Breaking the Wall: World Leaders join festivities in once-divided Berlin
Twenty years on it is music that can be heard at the Brandenburg gates.
When the wall was in place, the scene was one of pain and grief that came with divided families, divided streets and a divided future.
Now those who look at the broken remnants of the Berlin Wall simply can not believe that it once stood strong through a major European capital.
The square in front of the Brandenburg Gate, which has become the symbol of the fall of the Berlin Wall, was the epicenter for the festive program. Thousands of people gathered at the Pariser Platz despite the bad weather, and the Berlin Capella Contorum performed a concert along with the State Opera Choir.
The day when the Berlin Wall fell is seen as the point of when the Cold War ended.
The celebrations were hosted by German Chancellor Angela Merkel.
“For us Germans, November 9 is also a day of admonition. Today, 71 years ago, Kristallnacht (The Night of Broken Glass) opened the darkest chapter of Germany's history – the systematic persecution and murder of Europe's Jews and many, many other people. This, also, we will not forget on this day. Both [events] show us that freedom is not self-evident. Freedom must be fought for. Freedom must always be defended,” Angela Merkel said.
Germany, Berlin : (From L) Former Soviet leader Mikhail Gorbachev, German Chancellor Angela Merkel and Former Polish president Lech Walesa hold a signed print of people crossing the Boesbrucke border bridge as they crossed the same bridge during a ceremony marking 20 years since the fall the Berlin Wall.
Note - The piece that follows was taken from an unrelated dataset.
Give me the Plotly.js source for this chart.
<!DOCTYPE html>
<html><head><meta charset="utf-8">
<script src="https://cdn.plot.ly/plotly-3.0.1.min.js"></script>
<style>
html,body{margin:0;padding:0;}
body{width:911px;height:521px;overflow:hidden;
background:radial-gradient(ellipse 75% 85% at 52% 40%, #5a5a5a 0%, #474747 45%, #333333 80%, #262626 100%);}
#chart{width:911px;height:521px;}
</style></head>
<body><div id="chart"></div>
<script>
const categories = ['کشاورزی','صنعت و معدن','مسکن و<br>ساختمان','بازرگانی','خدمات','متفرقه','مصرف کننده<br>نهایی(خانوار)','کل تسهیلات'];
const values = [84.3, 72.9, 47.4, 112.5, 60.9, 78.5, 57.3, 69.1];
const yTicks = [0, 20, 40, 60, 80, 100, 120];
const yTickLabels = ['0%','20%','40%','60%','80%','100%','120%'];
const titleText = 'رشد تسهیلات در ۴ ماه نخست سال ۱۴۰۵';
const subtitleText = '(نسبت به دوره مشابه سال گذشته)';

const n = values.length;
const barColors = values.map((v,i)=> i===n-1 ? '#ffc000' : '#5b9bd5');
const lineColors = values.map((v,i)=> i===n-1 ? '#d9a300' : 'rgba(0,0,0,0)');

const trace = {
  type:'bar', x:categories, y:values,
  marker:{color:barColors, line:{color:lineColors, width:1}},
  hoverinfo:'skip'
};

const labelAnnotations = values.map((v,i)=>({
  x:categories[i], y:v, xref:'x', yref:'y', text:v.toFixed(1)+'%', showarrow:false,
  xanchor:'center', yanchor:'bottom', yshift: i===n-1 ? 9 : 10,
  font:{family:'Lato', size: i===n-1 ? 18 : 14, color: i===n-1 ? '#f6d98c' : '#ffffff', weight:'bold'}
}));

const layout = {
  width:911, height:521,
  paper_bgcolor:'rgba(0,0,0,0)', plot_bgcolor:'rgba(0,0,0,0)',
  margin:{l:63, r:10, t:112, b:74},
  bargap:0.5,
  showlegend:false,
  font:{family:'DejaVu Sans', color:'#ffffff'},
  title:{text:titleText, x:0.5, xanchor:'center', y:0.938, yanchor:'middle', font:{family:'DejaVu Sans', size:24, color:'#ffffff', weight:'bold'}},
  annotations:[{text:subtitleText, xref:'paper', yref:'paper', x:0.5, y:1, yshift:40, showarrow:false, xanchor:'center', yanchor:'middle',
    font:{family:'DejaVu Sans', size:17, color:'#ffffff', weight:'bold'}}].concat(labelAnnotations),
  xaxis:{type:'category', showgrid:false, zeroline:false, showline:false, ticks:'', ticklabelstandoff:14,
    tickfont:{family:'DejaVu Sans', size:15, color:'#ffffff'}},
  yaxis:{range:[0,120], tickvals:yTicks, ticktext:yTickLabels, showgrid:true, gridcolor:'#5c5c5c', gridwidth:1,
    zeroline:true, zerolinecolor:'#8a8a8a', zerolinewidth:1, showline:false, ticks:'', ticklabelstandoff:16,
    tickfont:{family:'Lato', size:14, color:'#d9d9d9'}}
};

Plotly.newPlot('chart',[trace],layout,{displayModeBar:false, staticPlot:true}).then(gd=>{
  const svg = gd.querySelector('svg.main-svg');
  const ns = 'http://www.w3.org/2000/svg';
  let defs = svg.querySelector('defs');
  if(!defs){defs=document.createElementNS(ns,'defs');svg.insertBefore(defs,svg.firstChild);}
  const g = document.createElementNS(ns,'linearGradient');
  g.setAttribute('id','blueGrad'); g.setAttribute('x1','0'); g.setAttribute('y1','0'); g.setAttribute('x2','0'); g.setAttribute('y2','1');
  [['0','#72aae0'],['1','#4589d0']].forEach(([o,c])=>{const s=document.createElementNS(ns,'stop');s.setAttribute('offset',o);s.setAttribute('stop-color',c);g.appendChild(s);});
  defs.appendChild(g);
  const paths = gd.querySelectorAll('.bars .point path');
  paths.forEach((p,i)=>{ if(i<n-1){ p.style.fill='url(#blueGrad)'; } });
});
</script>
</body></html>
November 9, 2009. (AFP Photo DDP / Michael Kappeler Germany Out)
She also recalled her feelings on November 9, 1989.
“Twenty years ago today the Brandenburg gates were opened as a gateway to freedom. Those of us who were alive at that time still remember the feelings that they felt that night and the things they did that very evening. For me, it was one of the happiest moments in my life. Ladies and gentlemen, this constituted an epochal turning point for Germany, for Europe and the world,” she said.
Leaders of the world’s powers have come together for one night in Berlin to speak of peace and freedom in front of more than 200,000 spectators.
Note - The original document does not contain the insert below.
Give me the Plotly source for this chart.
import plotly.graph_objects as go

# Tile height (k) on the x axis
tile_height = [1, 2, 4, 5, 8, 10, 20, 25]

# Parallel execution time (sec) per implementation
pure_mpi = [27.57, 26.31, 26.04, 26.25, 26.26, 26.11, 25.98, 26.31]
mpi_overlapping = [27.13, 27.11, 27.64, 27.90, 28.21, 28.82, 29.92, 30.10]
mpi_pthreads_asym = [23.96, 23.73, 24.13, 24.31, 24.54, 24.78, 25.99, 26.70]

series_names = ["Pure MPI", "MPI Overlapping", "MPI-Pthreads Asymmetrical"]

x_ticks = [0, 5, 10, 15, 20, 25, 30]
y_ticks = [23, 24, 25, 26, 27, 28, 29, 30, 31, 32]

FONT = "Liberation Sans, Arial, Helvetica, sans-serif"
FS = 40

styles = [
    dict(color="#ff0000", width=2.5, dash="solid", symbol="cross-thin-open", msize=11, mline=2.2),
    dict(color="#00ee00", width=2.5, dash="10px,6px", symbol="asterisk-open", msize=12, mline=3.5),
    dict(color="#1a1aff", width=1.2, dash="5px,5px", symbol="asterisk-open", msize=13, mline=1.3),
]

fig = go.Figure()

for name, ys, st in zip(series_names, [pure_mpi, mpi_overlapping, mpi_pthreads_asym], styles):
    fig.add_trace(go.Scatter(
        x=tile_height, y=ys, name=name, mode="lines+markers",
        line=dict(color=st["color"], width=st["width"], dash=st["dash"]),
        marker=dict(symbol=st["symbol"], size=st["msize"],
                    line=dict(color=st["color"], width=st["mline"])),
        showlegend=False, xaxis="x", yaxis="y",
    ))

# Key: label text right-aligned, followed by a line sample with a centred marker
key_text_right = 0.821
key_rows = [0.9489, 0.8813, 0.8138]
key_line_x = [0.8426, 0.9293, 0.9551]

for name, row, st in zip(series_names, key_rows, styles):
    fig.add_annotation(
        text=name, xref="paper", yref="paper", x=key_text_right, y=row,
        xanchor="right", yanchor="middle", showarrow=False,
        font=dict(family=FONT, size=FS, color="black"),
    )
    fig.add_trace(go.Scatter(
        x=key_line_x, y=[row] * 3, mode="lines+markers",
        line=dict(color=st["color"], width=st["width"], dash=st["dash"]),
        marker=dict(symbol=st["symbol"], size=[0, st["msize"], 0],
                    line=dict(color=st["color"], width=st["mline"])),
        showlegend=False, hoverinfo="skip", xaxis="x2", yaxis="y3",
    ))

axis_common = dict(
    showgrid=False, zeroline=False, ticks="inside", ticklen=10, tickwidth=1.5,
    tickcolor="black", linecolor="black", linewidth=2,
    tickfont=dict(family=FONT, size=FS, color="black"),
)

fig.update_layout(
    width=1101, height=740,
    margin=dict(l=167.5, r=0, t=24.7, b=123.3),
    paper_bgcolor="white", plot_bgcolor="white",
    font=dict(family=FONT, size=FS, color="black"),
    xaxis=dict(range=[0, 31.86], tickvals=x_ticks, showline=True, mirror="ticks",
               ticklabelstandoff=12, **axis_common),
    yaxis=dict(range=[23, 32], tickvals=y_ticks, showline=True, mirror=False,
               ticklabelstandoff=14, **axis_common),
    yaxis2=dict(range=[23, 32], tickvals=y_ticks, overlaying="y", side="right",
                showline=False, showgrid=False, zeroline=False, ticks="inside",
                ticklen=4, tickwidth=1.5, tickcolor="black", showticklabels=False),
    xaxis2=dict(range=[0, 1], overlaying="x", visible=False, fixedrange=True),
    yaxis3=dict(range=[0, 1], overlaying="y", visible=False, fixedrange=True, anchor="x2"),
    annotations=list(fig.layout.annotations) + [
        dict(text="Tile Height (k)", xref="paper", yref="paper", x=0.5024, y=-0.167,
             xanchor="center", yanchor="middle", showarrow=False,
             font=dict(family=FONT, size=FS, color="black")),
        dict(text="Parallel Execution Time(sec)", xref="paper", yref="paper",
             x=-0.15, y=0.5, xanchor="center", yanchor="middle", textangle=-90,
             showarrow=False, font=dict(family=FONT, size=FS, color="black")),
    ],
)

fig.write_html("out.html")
The former Soviet leader and one of the key figures in reshaping the whole European continent, Mikhail Gorbachev, along with Lech Walesa, who led anti-communist demonstrations in Poland as a trade union leader and was the first to successfully challenge a regime in Eastern Europe, have also taken part in the commemorative events.
They were joined by other world leaders from those nations that occupied the territories of Germany after the war – British Prime Minister Gordon Brown, French President Nicolas Sarkozy and US Secretary of State Hilary Clinton.
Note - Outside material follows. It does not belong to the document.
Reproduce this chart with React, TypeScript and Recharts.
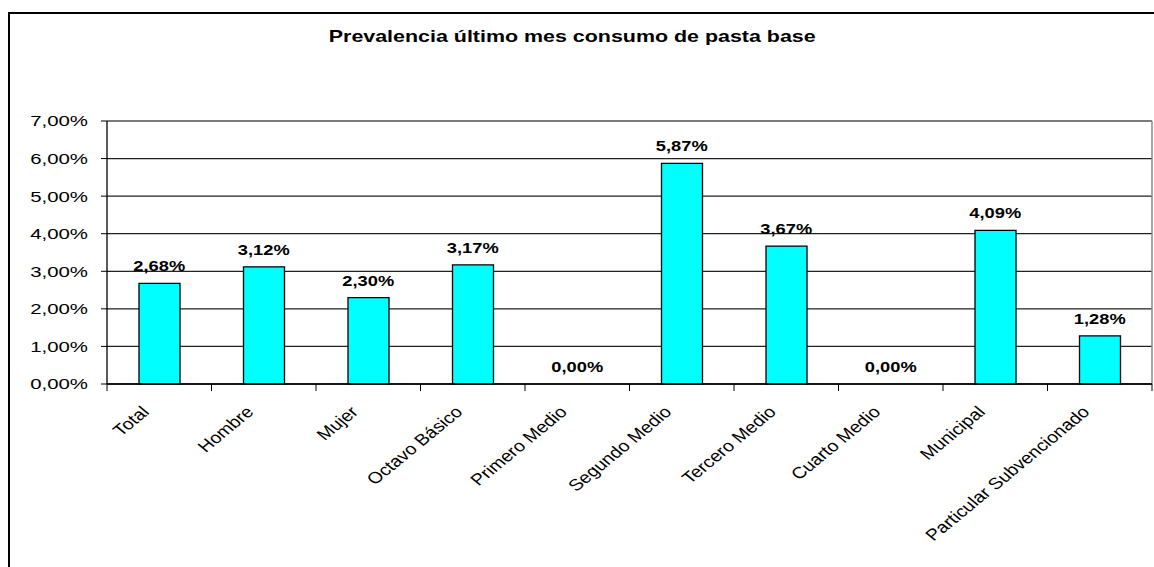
import { ComposedChart, Bar, Line, XAxis, YAxis, CartesianGrid, LabelList, ReferenceLine } from 'recharts'

const categories = [
  'Total',
  'Hombre',
  'Mujer',
  'Octavo Básico',
  'Primero Medio',
  'Segundo Medio',
  'Tercero Medio',
  'Cuarto Medio',
  'Municipal',
  'Particular Subvencionado',
]
const prevalence = [2.68, 3.12, 2.3, 3.17, 0, 5.87, 3.67, 0, 4.09, 1.28]
const yTicks = [0, 1, 2, 3, 4, 5, 6, 7]

const data = categories.map((name, i) => ({ name, value: prevalence[i] }))

const W = 1144
const H = 553
const Y_W = 97
const RIGHT = 2
const BAND = (W - Y_W - RIGHT) / categories.length
const FONT = '"Liberation Sans", Arial, sans-serif'

const pct = (v: number) => v.toFixed(2).replace('.', ',') + '%'

function YTick({ x, y, payload }: any) {
  return (
    <g transform={`translate(${x},${y})`}>
      <text transform="scale(1.36,1)" textAnchor="end" dy="0.36em" fontSize={15} fontFamily={FONT} fill="#000">
        {pct(payload.value)}
      </text>
    </g>
  )
}

function XTick({ x, y, payload, index }: any) {
  const half = BAND / 2
  return (
    <g>
      <line x1={x - half} x2={x - half} y1={y} y2={y + 7} stroke="#000" />
      {index === categories.length - 1 && <line x1={x + half} x2={x + half} y1={y} y2={y + 7} stroke="#000" />}
      <g transform={`translate(${x - 9},${y + 29}) scale(1.22,1) rotate(-45)`}>
        <text textAnchor="end" fontSize={16} fontFamily={FONT} fill="#000">
          {payload.value}
        </text>
      </g>
    </g>
  )
}

function ValueLabel({ x, y, value }: any) {
  return (
    <g transform={`translate(${x},${y - 12})`}>
      <text transform="scale(1.22,1)" textAnchor="middle" fontSize={15} fontWeight="bold" fontFamily={FONT} fill="#000">
        {pct(value)}
      </text>
    </g>
  )
}

// gray frame on the right edge of the plot
const rightEdge = ({ offset }: any) => [offset.left + offset.width]

export default function App() {
  return (
    <>
      <style>{'html,body{margin:0;overflow:hidden;background:#fff}'}</style>
      <div
        style={{
          position: 'absolute',
          left: 8,
          top: 12,
          width: 1146,
          height: H + 2,
          boxSizing: 'border-box',
          overflow: 'hidden',
          borderTop: '2px solid #000',
          borderLeft: '2px solid #000',
          background: '#fff',
        }}
      >
        <div
          style={{
            position: 'absolute',
            left: 0,
            top: 13,
            width: 1124,
            textAlign: 'center',
            fontFamily: FONT,
            fontWeight: 'bold',
            fontSize: 17,
            lineHeight: '20px',
          }}
        >
          <span style={{ display: 'inline-block', transform: 'scaleX(1.26)' }}>
            Prevalencia último mes consumo de pasta base
          </span>
        </div>
        <div style={{ position: 'absolute', left: 0, top: 0 }}>
          <ComposedChart width={W} height={H} data={data} margin={{ top: 107, right: RIGHT, left: 0, bottom: 0 }}>
            <CartesianGrid vertical={false} stroke="#222" strokeWidth={1.3} />
            <CartesianGrid horizontal={false} verticalCoordinatesGenerator={rightEdge} stroke="#888" strokeWidth={1.5} />
            <ReferenceLine y={7} stroke="#888" strokeWidth={1.3} />
            <XAxis
              dataKey="name"
              interval={0}
              height={H - 370}
              tickSize={0}
              tickMargin={0}
              tickLine={false}
              axisLine={{ stroke: '#000', strokeWidth: 1.3 }}
              tick={<XTick />}
            />
            <YAxis
              domain={[0, 7]}
              ticks={yTicks}
              interval={0}
              width={Y_W}
              tickSize={6}
              tickMargin={13}
              axisLine={{ stroke: '#000', strokeWidth: 1.3 }}
              tickLine={{ stroke: '#000' }}
              tick={<YTick />}
            />
            <Bar dataKey="value" barSize={41} fill="#00FFFF" stroke="#000" strokeWidth={1.3} isAnimationActive={false} />
            <Line dataKey="value" stroke="none" dot={false} activeDot={false} legendType="none" isAnimationActive={false}>
              <LabelList dataKey="value" content={<ValueLabel />} />
            </Line>
          </ComposedChart>
        </div>
      </div>
    </>
  )
}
As for Germany and Russia, they had special speeches of their own.
“We appreciate it very much that these 20 years that have passed since that event have proven to be a time of special importance for Russia and Germany. We have been building new partner relationships based on mutual respect and understanding. Our peoples have had the courage to step over the memories of the past and achieve a historically important reconciliation after World War II,” Russian President Dmitry Medvedev said.
“These events brought progress and unity to the whole of Europe and marked a turning point in the fate of the whole world,” President Medvedev added. “And we should remember that the path to German reunification was closely linked to the fates of many people in the Soviet Union.”
And as a special sign of respect for the nation he was addressing, the Russian President chose to complete his speech in German.
“Meine Damen und Herren, liebe Berliner. Ich wünshce Ihnen viel Erfolg, Wohlergehen und Prosperität. Alles Gute! [Ladies and gentlemen, dear Berliners. I wish you all possible success, well-being and prosperity. All the best!],” Medvedev said.
It seemed there would be no end to festivities this week in Berlin, with people taking to the streets to celebrate regardless of which part of Germany they had originally come from – East or West.
Yet some remained skeptical when considering the legacy left by the past two decades.
“We lost 20 years, we lost them politically. We should have made sure that NATO did not encroach Russia. We should have kept very clear that we are not misusing the space that Mr. Gorbachev gave us in Europe,” said publicist Christoph Horstel.
The highlight of the night was the fall of the improvised wall made up of 1,000 giant domino pieces. They fell in a synchronized display in full view of the world’s leaders.
The dominoes have been on display for two days. They were lined up along over 1.2 km on the former site of the Berlin Wall from Checkpoint Charlie to the Reichstag.
The German people proved that they are united – but it was also a moment to reflect on the challenges that they still face.